Multiple directories (whether part of a single Mothra repository or of several distinct Mothra repositories) may be processed at the same time. Multiple Information Elements may be removed in the same invocation of mothra-filejoiner.

This tool runs as a batch process, never as a daemon.

It makes a single recursive scan of the target directories TARGET-1 ... TARGET-N for files whose names match the pattern YYYYMMDD.HH. or YYYYMMDD.HH-PTNNH. (Specifically, it looks for files matching the regular expression ^\d{8}\.\d{2}(?:-PT\d\d?H)?\.) Files whose names match that pattern are processed by mothra-filejoiner to create a single new file that has the same prefix as the originals, and then the original files are removed.

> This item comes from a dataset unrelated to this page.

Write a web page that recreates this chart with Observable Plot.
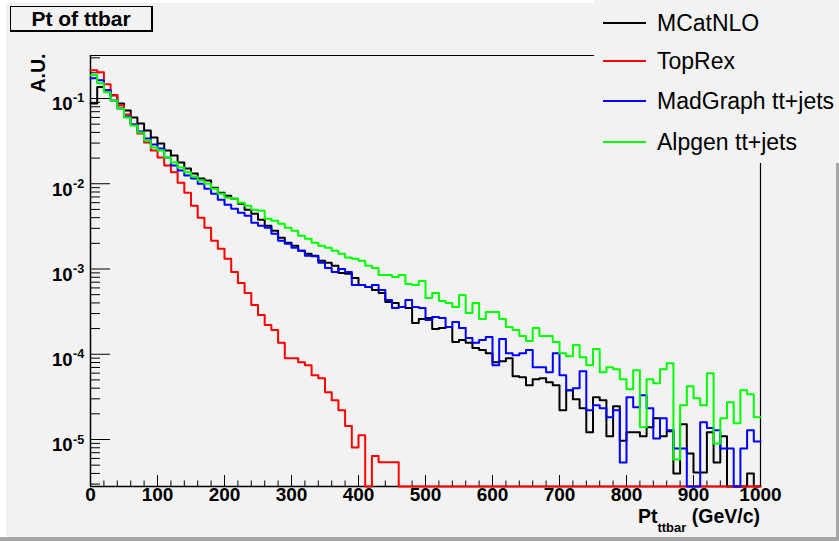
<!DOCTYPE html>
<html>
<head>
<meta charset="utf-8">
<script src="https://cdn.jsdelivr.net/npm/d3@7"></script>
<script src="https://cdn.jsdelivr.net/npm/@observablehq/plot@0.6"></script>
<style>
  html, body { margin: 0; padding: 0; background: #f2f2f2; }
  #fig { position: relative; width: 839px; height: 541px; background: #f2f2f2; overflow: hidden;
         font-family: "Liberation Sans", Arial, Helvetica, sans-serif; }
  #fig svg { position: absolute; left: 0; top: 0; }
  .edge { position: absolute; }
  #title { position: absolute; left: 10px; top: 6px; width: 143px; height: 26px; box-sizing: border-box;
           border: 1px solid #000; border-right-width: 2px; border-bottom-width: 2px;
           font-weight: bold; font-size: 21px; line-height: 23px; text-align: center; color: #000; background: #f2f2f2; }
  #legend { position: absolute; left: 594px; top: 0; width: 245px; height: 163px; background: #f2f2f2; }
  .lrow { position: absolute; left: 0; width: 245px; height: 0; }
  .lline { position: absolute; left: 9px; width: 43px; height: 2px; top: -1px; }
  .ltext { position: absolute; left: 63px; top: -14px; font-size: 23px; line-height: 28px; color: #000; white-space: nowrap; }
  #xtitle { position: absolute; right: 79px; top: 506px; font-weight: bold; font-size: 19.5px; line-height: 20px; color: #000; white-space: nowrap; }
  #xtitle .sub { font-size: 13px; position: relative; top: 9px; }
</style>
</head>
<body>
<div id="fig"></div>
<script>
// ---------------- data ----------------
const binLow = d3.range(0, 1000, 10); // lower edges of the 10 GeV/c bins
const seriesNames = ["MCatNLO", "TopRex", "MadGraph tt+jets", "Alpgen tt+jets"];
const seriesColors = ["#000000", "#ff0000", "#0000ff", "#00ff00"];

const mcatnlo = [
  0.0874,0.136,0.125,0.109,0.0874,0.0723,0.0598,0.0509,0.0421,0.0349,
  0.0296,0.0245,0.0214,0.0177,0.0151,0.0132,0.0115,0.0109,0.00898,0.00784,
  0.00723,0.00667,0.00583,0.00495,0.00445,0.00378,0.00322,0.00281,0.00232,0.00203,
  0.00187,0.00164,0.00151,0.00143,0.00125,0.00118,0.00109,0.000898,0.00088,0.000784,
  0.000649,0.000615,0.000567,0.000523,0.00041,0.000399,0.000358,0.000349,0.000232,0.000259,
  0.000266,0.000198,0.000203,0.000209,0.000139,0.000147,0.000136,0.000118,0.000112,0.000103,
  8.06e-5,8.28e-5,8.98e-5,5.52e-5,5.37e-5,4.33e-5,5.09e-5,5.23e-5,4.69e-5,4.33e-5,
  2.2e-5,3.78e-5,2.96e-5,2.32e-5,1.22e-5,3.13e-5,2.89e-5,1.09e-5,2.45e-5,9.7e-6,
  1.22e-5,1.22e-5,1.09e-5,1.39e-5,1.77e-5,1.09e-5,1.25e-5,4.0e-6,1.51e-5,6.85e-6,
  4.1e-6,4.1e-6,1.22e-5,5.37e-6,1.09e-5,0,0,0,4.0e-6,0
];
const toprex = [
  0.214,0.203,0.147,0.109,0.0828,0.0649,0.0495,0.0388,0.0305,0.0245,
  0.0203,0.0164,0.0136,0.0103,0.00784,0.00552,0.00399,0.00305,0.00214,0.00173,
  0.00132,0.000922,0.000685,0.000523,0.000378,0.000289,0.00022,0.000192,0.000136,8.98e-5,
  8.98e-5,8.06e-5,7.43e-5,5.67e-5,5.23e-5,3.58e-5,2.89e-5,2.2e-5,1.44e-5,8.06e-6,
  1.12e-5,0,6.4e-6,5.4e-6,5.4e-6,5.4e-6,0,0,0,0,
  0,0,0,0,0,0,0,0,0,0,
  0,0,0,0,0,0,0,0,0,0,
  0,0,0,0,0,0,0,0,0,0,
  0,0,0,0,0,0,0,0,0,0,
  0,0,0,0,0,0,0,0,0,0
];
const madgraph = [
  0.173,0.164,0.125,0.0947,0.0763,0.0615,0.0495,0.041,0.0339,0.0289,
  0.0259,0.0203,0.0164,0.0143,0.0125,0.0115,0.0100,0.00874,0.00763,0.00649,
  0.00567,0.00509,0.00457,0.00421,0.00349,0.00322,0.00305,0.00259,0.00214,0.00198,
  0.00177,0.00164,0.00143,0.00141,0.00118,0.00103,0.000922,0.001,0.000922,0.000649,
  0.000649,0.000615,0.000649,0.000567,0.000433,0.000349,0.000358,0.000433,0.000358,0.000349,
  0.000252,0.000273,0.000266,0.000209,0.000239,0.000203,0.000155,0.000136,0.000147,0.000159,
  7.43e-5,0.000151,0.000103,9.73e-5,0.000103,0.000112,7.04e-5,7.04e-5,6.15e-5,0.000103,
  5.67e-5,3.78e-5,3.99e-5,6.32e-5,2.2e-5,2.52e-5,2.32e-5,1.82e-5,2.2e-5,5.37e-6,
  3.13e-5,2.39e-5,3.3e-5,2.32e-5,1.03e-5,1.77e-5,1.28e-5,7.84e-6,7.84e-6,0,
  0,1.59e-5,1.36e-5,1.28e-5,7.84e-6,7.84e-6,0,7.84e-6,1.28e-5,9.47e-6
];
const alpgen = [
  0.187,0.151,0.118,0.0947,0.0763,0.0598,0.0482,0.0399,0.0322,0.0266,
  0.0245,0.0203,0.0177,0.0155,0.0136,0.0122,0.0109,0.0100,0.00874,0.00763,
  0.00685,0.00667,0.00598,0.00552,0.00495,0.00482,0.00388,0.00368,0.00339,0.00305,
  0.00281,0.00245,0.00226,0.00203,0.00187,0.00177,0.00164,0.00151,0.00136,0.00132,
  0.00125,0.00109,0.00103,0.000851,0.000851,0.000806,0.000851,0.000667,0.000649,0.000723,
  0.000457,0.000523,0.000421,0.000399,0.000358,0.000495,0.000305,0.000399,0.000259,0.000313,
  0.000313,0.000259,0.000209,0.000192,0.000164,0.000143,0.000203,0.000164,0.000164,0.000139,
  0.000103,9.47e-5,0.000128,9.22e-5,7.43e-5,0.000115,6.15e-5,7.04e-5,6.67e-5,5.09e-5,
  3.88e-5,6.49e-5,1.39e-5,5.09e-5,4.57e-5,6.67e-5,7.84e-5,5.83e-6,2.52e-5,4.21e-5,
  3.05e-5,2.52e-5,5.98e-5,8.98e-6,1.77e-5,2.73e-5,1.55e-5,3.78e-5,3.39e-5,1.82e-5
];

const xTicks = [0, 100, 200, 300, 400, 500, 600, 700, 800, 900, 1000];
const yDecades = [1e-1, 1e-2, 1e-3, 1e-4, 1e-5];
const yExponents = ["-1", "-2", "-3", "-4", "-5"];

// ---------------- scales / layout ----------------
const W = 839, H = 541;
const mLeft = 90, mRight = 79, mTop = 55, mBottom = 55;
const frameW = W - mLeft - mRight, frameH = H - mTop - mBottom;
const xMin = 0, xMax = 1000;
const yMin = 2.81e-6, yMax = 0.3194;

function toRows(name, vals) {
  const rows = binLow.map((x, i) => ({series: name, x, y: Math.max(vals[i], yMin)}));
  rows.push({series: name, x: xMax, y: rows[rows.length - 1].y});
  return rows;
}
const allSeries = [mcatnlo, toprex, madgraph, alpgen];

// minor ticks
const yMinor = [];
for (let e = -6; e <= -1; e++) for (let k = 2; k <= 9; k++) {
  const v = k * Math.pow(10, e);
  if (v > yMin && v < yMax) yMinor.push(v);
}
const xMinor = d3.range(0, 1001, 20).filter(v => v % 100 !== 0);

const bold = {fontWeight: "bold", fill: "#000", fontFamily: "Liberation Sans, Arial, sans-serif"};

const marks = [
  // frame / axes lines
  Plot.ruleY([yMax], {stroke: "#000", strokeWidth: 1.2}),
  Plot.ruleX([xMax], {stroke: "#000", strokeWidth: 1.2}),
  // y ticks (inside, pointing right)
  Plot.ruleY(yDecades, {stroke: "#000", strokeWidth: 1, insetRight: frameW - 20}),
  Plot.ruleY(yMinor, {stroke: "#000", strokeWidth: 1, insetRight: frameW - 10}),
  // x ticks (inside, pointing up)
  Plot.ruleX(xTicks, {stroke: "#000", strokeWidth: 1, insetTop: frameH - 11}),
  Plot.ruleX(xMinor, {stroke: "#000", strokeWidth: 1, insetTop: frameH - 5.5}),
  Plot.ruleX([xMin], {stroke: "#000", strokeWidth: 1.5}),
  Plot.ruleY([yMin], {stroke: "#000", strokeWidth: 1.5}),
  // histograms
  ...allSeries.map((vals, i) => Plot.line(toRows(seriesNames[i], vals), {
    x: "x", y: "y", curve: "step-after", stroke: seriesColors[i], strokeWidth: 2
  })),
  // x tick labels
  Plot.text(xTicks, {x: d => d, text: d => String(d), frameAnchor: "bottom", dy: 14.7, fontSize: 19, ...bold}),
  // y tick labels: "10" with superscript exponent
  Plot.text(yDecades, {y: d => d, text: () => "10", frameAnchor: "left", textAnchor: "end", dx: -18, dy: 6, fontSize: 18.5, ...bold}),
  Plot.text(yDecades, {y: d => d, text: (d, i) => yExponents[i], frameAnchor: "left", textAnchor: "start", dx: -17.5, dy: 0, fontSize: 12.5, ...bold}),
  // y axis title
  Plot.text(["A.U."], {frameAnchor: "top-left", text: d => d, rotate: -90, textAnchor: "end", dx: -59, dy: -2, fontSize: 19.5, ...bold})
];

const chart = Plot.plot({
  width: W, height: H,
  marginLeft: mLeft, marginRight: mRight, marginTop: mTop, marginBottom: mBottom,
  x: {domain: [xMin, xMax], axis: null},
  y: {type: "log", domain: [yMin, yMax], axis: null},
  style: {background: "transparent", overflow: "visible"},
  marks
});

const fig = document.getElementById("fig");
fig.appendChild(chart);

// canvas bevel edges
function edge(css) { const d = document.createElement("div"); d.className = "edge"; Object.assign(d.style, css); fig.appendChild(d); }
edge({left: "0px", top: "0px", width: W + "px", height: "3px", background: "#ffffff"});
edge({left: "0px", top: "0px", width: "6px", height: H + "px", background: "#ffffff"});
edge({left: "0px", top: (H - 4) + "px", width: W + "px", height: "4px", background: "#a6a6a6"});
edge({left: (W - 3) + "px", top: "0px", width: "3px", height: H + "px", background: "#a6a6a6"});

// title box
const title = document.createElement("div");
title.id = "title"; title.textContent = "Pt of ttbar";
fig.appendChild(title);

// legend
const legend = document.createElement("div");
legend.id = "legend";
const rowY = [23, 61, 101, 142];
seriesNames.forEach((name, i) => {
  const row = document.createElement("div");
  row.className = "lrow"; row.style.top = rowY[i] + "px";
  const ln = document.createElement("div"); ln.className = "lline"; ln.style.background = seriesColors[i];
  const tx = document.createElement("div"); tx.className = "ltext"; tx.textContent = name;
  row.appendChild(ln); row.appendChild(tx); legend.appendChild(row);
});
fig.appendChild(legend);

// x axis title
const xt = document.createElement("div");
xt.id = "xtitle";
xt.innerHTML = 'Pt<span class="sub">ttbar</span> (GeV/c)';
fig.appendChild(xt);
</script>
</body>
</html>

Using the --maximum-size option may result in data being coalesced into multiple smaller files rather than one larger unified file.

OPTIONS

--compression=CODEC

If --compression is provided then files written to HDFS will use the compression codec named CODEC. If this codec cannot be found, mothra-filejoiner will exit with an error. Values typically supported by Hadoop include bzip2, gzip, lz4, lzo, lzop, snappy, and default. If none or the empty string is given or if this option is not specified, no compression will be used.

--help

Print the available options and exit.

--max-threads=N

When --max-threads is specified, it determines the maximum number of threads which will be used to join files simultaneously. One thread is always used to recursively scan the target directories. This value determines the number of threads started as described in the --spawn-thread option.

--maximum-size=N

If --maximum-size is provided, it determines the maximum size in bytes that a file may have before it is closed. After at least this many compressed bytes have been written the output file will be closed and a new output file created. Files will be slightly larger than N bytes, since files are not closed until they exceed this size.

--min-count-to-join=N

When --min-count-to-join is given, it determines the minimum number of files with a shared prefix which must exist before the files will be processed. Setting this value to one or less will result in even single files being processed (useful to re-write files with a new compression method, for example). Setting this value to a larger number may be used to avoid coalescing files unless there's an unreasonable number with the same prefix. If this option is not specified, the default value of 2 is used.

--spawn-thread=MODE

Specifying the --spawn-threads option determines how mothra-filejoiner allocates work to individual threads. If MODE is by-directory, then a single thread is used to process all of the files in each directory which contains files to process. If MODE is by-prefix, then within each directory one thread is used for all of the files sharing a common YYYYMMDD.HH. or YYYYMMDD.HHPTNNH. prefix. The number of threads which run simultaneously is determined by --max-threads. If --spawn-threads is not specified, the default value of by-directory is used.

--version

Print the version number and information about how Mothra was configured, then exit.